Extract the run of lines that starts at the top of the records below and ends at the line with "const fills = ['#4b4e51', dots, stripes, bricks];", keeping both ends and excluding pictures.
* * * * *
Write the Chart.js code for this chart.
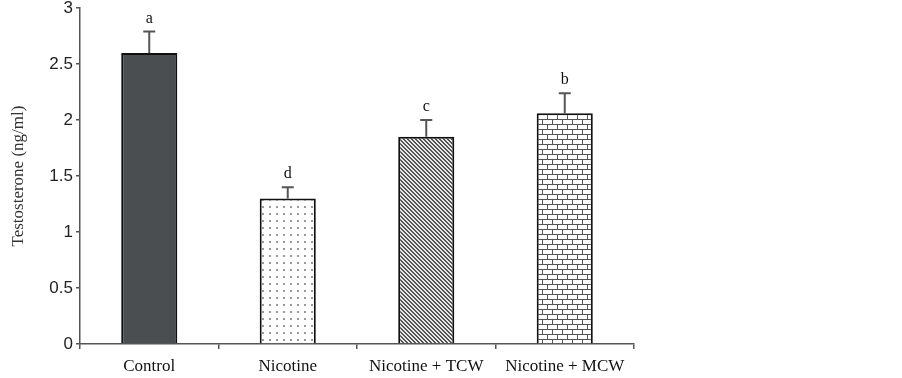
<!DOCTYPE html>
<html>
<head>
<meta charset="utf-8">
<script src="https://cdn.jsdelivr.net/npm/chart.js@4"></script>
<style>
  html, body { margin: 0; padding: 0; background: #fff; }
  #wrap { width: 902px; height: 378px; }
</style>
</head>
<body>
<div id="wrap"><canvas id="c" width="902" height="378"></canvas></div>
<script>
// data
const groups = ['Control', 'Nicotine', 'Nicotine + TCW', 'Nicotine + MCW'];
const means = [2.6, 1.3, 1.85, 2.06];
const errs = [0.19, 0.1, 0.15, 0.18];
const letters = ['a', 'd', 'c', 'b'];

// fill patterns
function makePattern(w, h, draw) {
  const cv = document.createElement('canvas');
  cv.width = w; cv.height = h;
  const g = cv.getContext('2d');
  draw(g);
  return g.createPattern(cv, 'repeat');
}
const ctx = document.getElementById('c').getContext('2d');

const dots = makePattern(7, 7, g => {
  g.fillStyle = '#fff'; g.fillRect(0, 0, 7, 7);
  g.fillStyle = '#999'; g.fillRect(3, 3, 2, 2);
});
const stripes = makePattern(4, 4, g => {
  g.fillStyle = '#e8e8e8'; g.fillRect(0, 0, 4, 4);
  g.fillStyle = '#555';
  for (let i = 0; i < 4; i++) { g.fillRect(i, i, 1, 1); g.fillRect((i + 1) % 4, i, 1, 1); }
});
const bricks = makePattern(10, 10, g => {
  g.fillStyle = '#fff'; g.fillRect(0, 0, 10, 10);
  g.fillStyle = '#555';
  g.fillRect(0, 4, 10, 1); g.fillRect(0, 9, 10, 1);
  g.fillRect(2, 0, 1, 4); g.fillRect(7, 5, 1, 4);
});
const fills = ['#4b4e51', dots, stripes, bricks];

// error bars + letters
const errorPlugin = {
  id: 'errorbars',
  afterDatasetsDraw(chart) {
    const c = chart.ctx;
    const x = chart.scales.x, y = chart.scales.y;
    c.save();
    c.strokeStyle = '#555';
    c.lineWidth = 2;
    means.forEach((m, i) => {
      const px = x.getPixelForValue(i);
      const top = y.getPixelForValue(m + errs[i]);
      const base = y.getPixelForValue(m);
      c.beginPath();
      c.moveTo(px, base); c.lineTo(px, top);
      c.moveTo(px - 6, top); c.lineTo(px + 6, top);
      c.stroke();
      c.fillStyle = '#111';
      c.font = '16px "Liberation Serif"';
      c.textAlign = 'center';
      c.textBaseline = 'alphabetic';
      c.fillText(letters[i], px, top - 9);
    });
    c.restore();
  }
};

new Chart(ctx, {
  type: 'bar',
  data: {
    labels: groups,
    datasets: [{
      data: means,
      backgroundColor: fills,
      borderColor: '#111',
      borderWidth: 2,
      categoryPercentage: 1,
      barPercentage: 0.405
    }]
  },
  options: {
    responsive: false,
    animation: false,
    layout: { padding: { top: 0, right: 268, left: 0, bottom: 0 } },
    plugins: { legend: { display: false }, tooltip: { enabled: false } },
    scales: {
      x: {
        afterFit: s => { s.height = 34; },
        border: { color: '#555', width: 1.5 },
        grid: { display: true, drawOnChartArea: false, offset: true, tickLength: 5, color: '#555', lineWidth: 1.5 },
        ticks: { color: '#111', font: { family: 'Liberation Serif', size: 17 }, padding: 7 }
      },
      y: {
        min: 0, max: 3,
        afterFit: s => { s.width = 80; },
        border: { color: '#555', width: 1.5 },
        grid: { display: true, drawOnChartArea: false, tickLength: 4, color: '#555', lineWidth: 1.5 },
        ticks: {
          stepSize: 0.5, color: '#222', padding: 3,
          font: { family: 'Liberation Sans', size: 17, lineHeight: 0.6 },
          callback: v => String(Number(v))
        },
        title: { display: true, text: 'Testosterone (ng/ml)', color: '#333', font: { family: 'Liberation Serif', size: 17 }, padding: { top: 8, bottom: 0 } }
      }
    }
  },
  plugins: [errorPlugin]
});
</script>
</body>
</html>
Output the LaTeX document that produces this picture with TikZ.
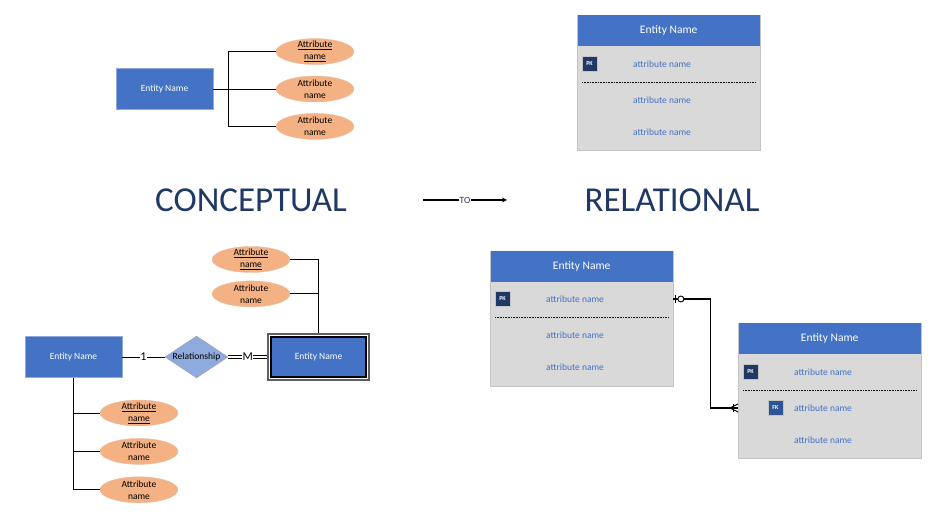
* * * * *
» Full output
Write the Chart.js code for this chart.
<!DOCTYPE html>
<html>
<head>
<meta charset="utf-8">
<script src="https://cdn.jsdelivr.net/npm/chart.js@4"></script>
<style>
  html, body { margin: 0; padding: 0; background: #fff; }
  #wrap { width: 902px; height: 378px; }
</style>
</head>
<body>
<div id="wrap"><canvas id="c" width="902" height="378"></canvas></div>
<script>
// data
const groups = ['Control', 'Nicotine', 'Nicotine + TCW', 'Nicotine + MCW'];
const means = [2.6, 1.3, 1.85, 2.06];
const errs = [0.19, 0.1, 0.15, 0.18];
const letters = ['a', 'd', 'c', 'b'];

// fill patterns
function makePattern(w, h, draw) {
  const cv = document.createElement('canvas');
  cv.width = w; cv.height = h;
  const g = cv.getContext('2d');
  draw(g);
  return g.createPattern(cv, 'repeat');
}
const ctx = document.getElementById('c').getContext('2d');

const dots = makePattern(7, 7, g => {
  g.fillStyle = '#fff'; g.fillRect(0, 0, 7, 7);
  g.fillStyle = '#999'; g.fillRect(3, 3, 2, 2);
});
const stripes = makePattern(4, 4, g => {
  g.fillStyle = '#e8e8e8'; g.fillRect(0, 0, 4, 4);
  g.fillStyle = '#555';
  for (let i = 0; i < 4; i++) { g.fillRect(i, i, 1, 1); g.fillRect((i + 1) % 4, i, 1, 1); }
});
const bricks = makePattern(10, 10, g => {
  g.fillStyle = '#fff'; g.fillRect(0, 0, 10, 10);
  g.fillStyle = '#555';
  g.fillRect(0, 4, 10, 1); g.fillRect(0, 9, 10, 1);
  g.fillRect(2, 0, 1, 4); g.fillRect(7, 5, 1, 4);
});
const fills = ['#4b4e51', dots, stripes, bricks];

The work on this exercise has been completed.